If the district decides to disagree with this provision and the club defaults, the building, in whatever state it is in, would be returned to the district and, most likely, the district would be responsible for whatever costs are left.

“I would rather give the bank an additional year,” said Braman. “I don’t want an unfinished building. I don’t think it will happen, but it would be reassuring.”

Despite Braman’s vote of approval, the board decided to lower the one-year limit to six months. Under this portion of the amendment, the district would not have to worry about chasing down the Boys & Girls Club should something happen and the building remains unfinished. The bank would see to it that the project is completed, and a new tenant is found, even if it is only temporarily.

The board was in agreement about one thing; the fact that more information was needed and that Stiffarm was going to have to hammer out a few more points in the agreement.

Plano said he had gotten the impression from the Boys & Girls Club that the amendment would be fast-tracked, and that it would be considered at the Sept. 10 board meeting, but the board and Plano said it would depend on how quickly Stiffarm and the other lawyers could meet to discuss the district’s requested changes.
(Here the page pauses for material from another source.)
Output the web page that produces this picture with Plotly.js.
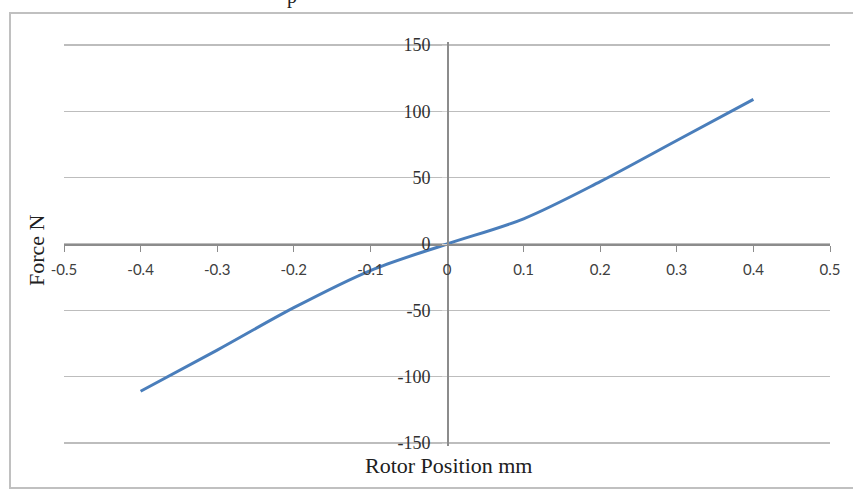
<!DOCTYPE html>
<html>
<head>
<meta charset="utf-8">
<script src="https://cdn.plot.ly/plotly-3.0.1.min.js"></script>
<style>html,body{margin:0;padding:0;background:#fff;}#chart{width:853px;height:490px;}</style>
</head>
<body>
<div id="chart"></div>
<script>
const rotorPosition = [-0.4, -0.3, -0.2, -0.1, 0, 0.1, 0.2, 0.3, 0.4];
const forceN = [-111, -80, -48, -20, 0, 19, 47, 78, 109];
const xTicks = [-0.5, -0.4, -0.3, -0.2, -0.1, 0, 0.1, 0.2, 0.3, 0.4, 0.5];
const yTicks = [-150, -100, -50, 0, 50, 100, 150];
const xTitle = 'Rotor Position mm';
const yTitle = 'Force N';

const trace = {
  x: rotorPosition, y: forceN, type: 'scatter', mode: 'lines',
  line: {color: '#4a7ebb', width: 3, shape: 'spline', smoothing: 0.9},
  hoverinfo: 'x+y'
};

const layout = {
  width: 853, height: 490,
  margin: {l: 64, r: 23, t: 42, b: 44},
  paper_bgcolor: '#ffffff', plot_bgcolor: '#ffffff',
  showlegend: false,
  xaxis: {
    range: [-0.5, 0.5], tickvals: xTicks, ticktext: xTicks.map(String),
    anchor: 'free', position: 0.5, side: 'bottom',
    showgrid: false, zeroline: false,
    showline: true, linecolor: '#8c8c8c', linewidth: 1.5,
    ticks: 'outside', ticklen: 6, tickcolor: '#8c8c8c', tickwidth: 1,
    ticklabelstandoff: 5,
    tickfont: {family: 'Lato, "Open Sans", sans-serif', size: 15, color: '#404040'}
  },
  yaxis: {
    range: [-152.26, 152.26], tickvals: yTicks, ticktext: yTicks.map(String),
    anchor: 'free', position: 0.5, side: 'left',
    showgrid: true, gridcolor: '#bdbdbd', gridwidth: 1.5,
    zeroline: false,
    showline: true, linecolor: '#8c8c8c', linewidth: 1.5,
    ticks: 'outside', ticklen: 5, tickcolor: '#d0d0d0', tickwidth: 1,
    ticklabelstandoff: 8,
    tickfont: {family: '"Liberation Serif", "DejaVu Serif", serif', size: 18, color: '#303030'}
  },
  shapes: [{
    type: 'rect', xref: 'paper', yref: 'paper',
    x0: -0.0705, x1: 1.1, y0: -0.104, y1: 1.0718,
    line: {color: '#c0c0c0', width: 2}, fillcolor: 'rgba(0,0,0,0)', layer: 'below'
  }],
  annotations: [
    {text: xTitle, xref: 'paper', yref: 'paper', x: 0.5026, y: -0.048,
     xanchor: 'center', yanchor: 'middle', showarrow: false,
     font: {family: '"Liberation Serif", serif', size: 22, color: '#202020'}},
    {text: yTitle, xref: 'paper', yref: 'paper', x: -0.0366, y: 0.485,
     xanchor: 'center', yanchor: 'middle', textangle: -90, showarrow: false,
     font: {family: '"Liberation Serif", serif', size: 22, color: '#202020'}},
    {text: 'p', xref: 'paper', yref: 'paper', x: 0.2977, y: 1.113,
     xanchor: 'center', yanchor: 'middle', showarrow: false,
     font: {family: '"Liberation Serif", serif', size: 20, color: '#202020'}}
  ]
};

Plotly.newPlot('chart', [trace], layout, {displayModeBar: false, staticPlot: true});
</script>
</body>
</html>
“I think it’s very unlikely we will be able to act on it at the Sept. 10 meeting,” Plano said.

The board does have the option of calling a special meeting to discuss or approve the proposed amendment, but that was not an option as far as the board was concerned.

“I would not be inclined to call a special meeting,” said Strauch Eggers. “I’m not very happy about the increased amount of time demanded by the Boys & Girls Club on this project. We’ve spent so much time on this project already.”

The PEAK-proposed amendment is listed on this week’s School Board meeting agenda and, depending on the update from Stiffarm, the board may or may not take action. The School Board meeting will be held at 7 p.m. on Thursday in the administration building.